Memory devices are typically provided as internal, semiconductor, integrated circuits in computers or other electronic devices. There are many different types of memory including volatile and non-volatile memory. Volatile memory can require power to maintain its information and includes random-access memory (RAM), dynamic random access memory (DRAM), and synchronous dynamic random access memory (SDRAM), among others. Non-volatile memory can provide persistent information by retaining stored information when not powered and can include NAND flash memory, NOR flash memory, read only memory (ROM), Electrically Erasable Programmable ROM (EEPROM), Erasable Programmable ROM (EPROM), phase change random access memory (PCRAM), resistive random access memory (RRAM), and magnetic random access memory (MRAM), such as spin torque transfer random access memory (STT RAM), among others.
Memory devices can be combined together to form a solid state drive (SSD). A solid state drive can include non-volatile memory, e.g., NAND flash memory and NOR flash memory, and/or can include volatile memory, e.g., DRAM and SRAM, among various other types of non-volatile and volatile memory.
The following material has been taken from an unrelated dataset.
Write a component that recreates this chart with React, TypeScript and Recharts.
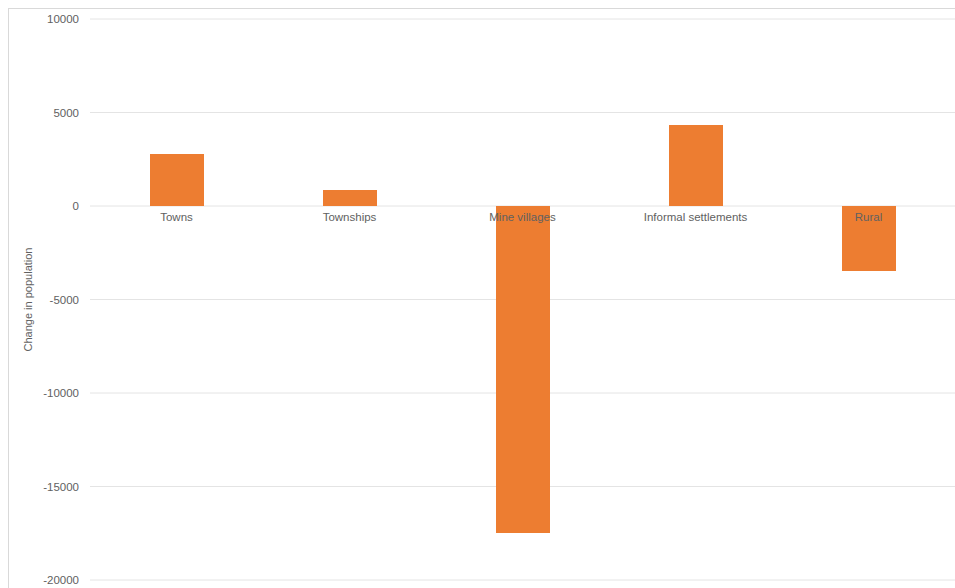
import { BarChart, Bar, XAxis, YAxis, CartesianGrid, ReferenceDot } from 'recharts'

const CATEGORIES = ['Towns', 'Townships', 'Mine villages', 'Informal settlements', 'Rural']
const CHANGE = [2780, 850, -17480, 4330, -3480]
const Y_TICKS = [-20000, -15000, -10000, -5000, 0, 5000, 10000]

const data = CATEGORIES.map((name, i) => ({ name, change: CHANGE[i] }))

const FONT = 'Liberation Sans, Arial, sans-serif'
const TEXT = '#616161'

export default function App() {
  return (
    <div
      style={{
        position: 'fixed',
        left: 8,
        top: 8,
        width: 947,
        height: 580,
        borderLeft: '1px solid #d9d9d9',
        borderTop: '1px solid #d9d9d9',
        overflow: 'hidden',
        background: '#fff',
      }}
    >
      <BarChart
        width={946}
        height={579}
        data={data}
        margin={{ top: 10, right: 0, bottom: 8, left: 0 }}
      >
        <CartesianGrid vertical={false} stroke="#e4e4e4" />
        <XAxis dataKey="name" hide />
        <YAxis
          width={81}
          domain={[-20000, 10000]}
          ticks={Y_TICKS}
          axisLine={false}
          tickLine={false}
          tickSize={0}
          tickMargin={11}
          tick={{ fontSize: 11.5, fill: TEXT, fontFamily: FONT }}
          label={{
            value: 'Change in population',
            angle: -90,
            position: 'insideLeft',
            offset: 19,
            style: { fontSize: 11, fill: TEXT, fontFamily: FONT, textAnchor: 'middle' },
          }}
        />
        <Bar dataKey="change" fill="#ED7D31" barSize={54} isAnimationActive={false} />
        {CATEGORIES.map(c => (
          <ReferenceDot
            key={c}
            x={c}
            y={0}
            r={0}
            fill="none"
            stroke="none"
            label={{
              value: c,
              position: 'bottom',
              offset: 7,
              style: { fontSize: 11.5, fill: TEXT, fontFamily: FONT },
            }}
          />
        ))}
      </BarChart>
    </div>
  )
}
Flash memory devices, including floating gate flash devices and charge trap flash (CTF) devices using semiconductor-oxide-nitride-oxide-semiconductor and metal-oxide-nitride-oxide-semiconductor capacitor structures that store information in charge traps in the nitride layer, may be utilized as non-volatile memory for a wide range of electronic applications. Flash memory devices typically use a one-transistor memory cell that allows for high memory densities, high reliability, and low power consumption.
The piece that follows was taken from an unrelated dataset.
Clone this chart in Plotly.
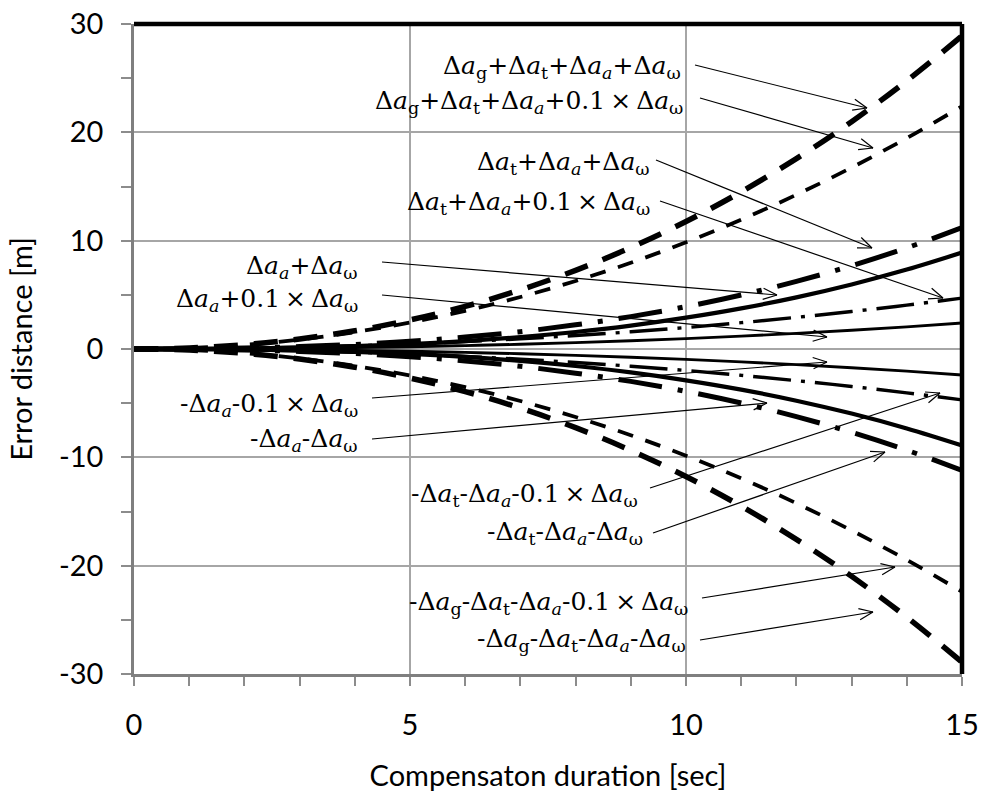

Memory cells in an array architecture can be programmed to a desired state. That is, electric charge can be placed on or removed from the floating gate of a memory cell to put the cell into a number of stored states. For example, a single level cell (SLC) can represent two data states as represented by the binary units 1 or 0. Flash memory cells can also store more than two data states, e.g., 1111, 0111, 0011, 1011, 1001, 0001, 0101, 1101, 1100, 0100, 0000, 1000, 1010, 0010, 0110, and 1110. Such cells may be referred to as multi state memory cells, multiunit cells, or multilevel cells (MLCs). MLCs can allow the manufacture of higher density memories without increasing the number of memory cells since each cell can represent more than one digit, e.g., more than one bit.
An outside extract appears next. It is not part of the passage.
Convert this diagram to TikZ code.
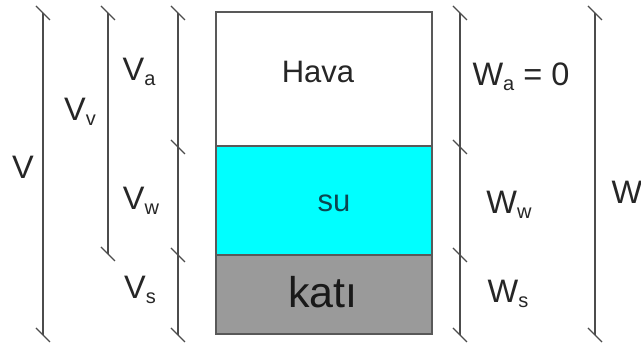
\documentclass[tikz,border=0pt]{standalone}
\usepackage{fontspec}
\setmainfont{Liberation Sans}
\definecolor{watercyan}{RGB}{0,255,255}
\definecolor{solidgray}{RGB}{154,154,154}
\definecolor{sutext}{RGB}{12,70,80}
\newcommand{\mysub}[2]{#1{\fontsize{20}{20}\selectfont\raisebox{-5.5pt}{#2}}}
\begin{document}
\begin{tikzpicture}[x=1pt,y=-1pt,
  dimline/.style={draw=black!70, line width=1.4pt},
  boxline/.style={draw=black!65, line width=1.2pt},
  lbl/.style={inner sep=0pt, font=\fontsize{32.5}{36}\selectfont, text=black!85},
  tk/.pic={\draw[dimline] (-7,-7) -- (7,7);}
]
\useasboundingbox (0,0) rectangle (641,352);
% layers
\coordinate (bTL) at (216,12);
\coordinate (bA) at (432,146);
\coordinate (bW1) at (216,146);
\coordinate (bW2) at (432,255);
\coordinate (bS1) at (216,255);
\coordinate (bBR) at (432,334);
\fill[white] (bTL) rectangle (bA);
\fill[watercyan] (bW1) rectangle (bW2);
\fill[solidgray] (bS1) rectangle (bBR);
\draw[boxline] (bW1) -- (bA);
\draw[boxline] (bS1) -- (bW2);
\draw[boxline] (bTL) rectangle (bBR);
\node[lbl, font=\fontsize{31}{36}\selectfont] (hava) at (318,72) {Hava};
\node[lbl, font=\fontsize{31}{36}\selectfont, text=sutext] (su) at (334,203) {su};
\node[lbl, font=\fontsize{43}{48}\selectfont, text=black!90] (kati) at (323,292) {katı};
% dimension line V
\coordinate (v1) at (43,13); \coordinate (v2) at (43,335);
\draw[dimline] (v1) -- (v2);
\pic at (v1) {tk}; \pic at (v2) {tk};
% Vv
\coordinate (vv1) at (108,13); \coordinate (vv2) at (108,254);
\draw[dimline] (vv1) -- (vv2);
\pic at (vv1) {tk}; \pic at (vv2) {tk};
% Va Vw Vs
\coordinate (p1) at (178,13); \coordinate (p2) at (178,147);
\coordinate (p3) at (178,255); \coordinate (p4) at (178,335);
\draw[dimline] (p1) -- (p4);
\foreach \c in {p1,p2,p3,p4} {\pic at (\c) {tk};}
% Wa Ww Ws
\coordinate (q1) at (460,13); \coordinate (q2) at (460,147);
\coordinate (q3) at (460,255); \coordinate (q4) at (460,335);
\draw[dimline] (q1) -- (q4);
\foreach \c in {q1,q2,q3,q4} {\pic at (\c) {tk};}
% W
\coordinate (w1) at (595,13); \coordinate (w2) at (595,335);
\draw[dimline] (w1) -- (w2);
\pic at (w1) {tk}; \pic at (w2) {tk};
% labels
\node[lbl] (lV) at (23,167) {V};
\node[lbl] (lVv) at (80,112) {\mysub{V}{v}};
\node[lbl] (lVa) at (139,72) {\mysub{V}{a}};
\node[lbl] (lVw) at (141,201) {\mysub{V}{w}};
\node[lbl] (lVs) at (140,290) {\mysub{V}{s}};
\node[lbl] (lWa) at (521,77) {\mysub{W}{a} = 0};
\node[lbl] (lWw) at (509,205) {\mysub{W}{w}};
\node[lbl] (lWs) at (508,294) {\mysub{W}{s}};
\node[lbl] (lW) at (627,192) {W};
\end{tikzpicture}
\end{document}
MLCs can have more than one programmed state, e.g., a cell capable of representing two digits can have four programmed states, a cell capable of representing three digits can have eight program states, and a cell capable of representing four digits can have sixteen programmed states. Thus, MLCs can have 2B programmed states, where B is equal to the number of binary digits that can be stored in the cell. Conventionally, the programmed states directly represent data states. For example, a cell that can store two binary digits can be programmed to one of four programmed states directly corresponding to one of four data states, such as 11, 01, 10, and 00.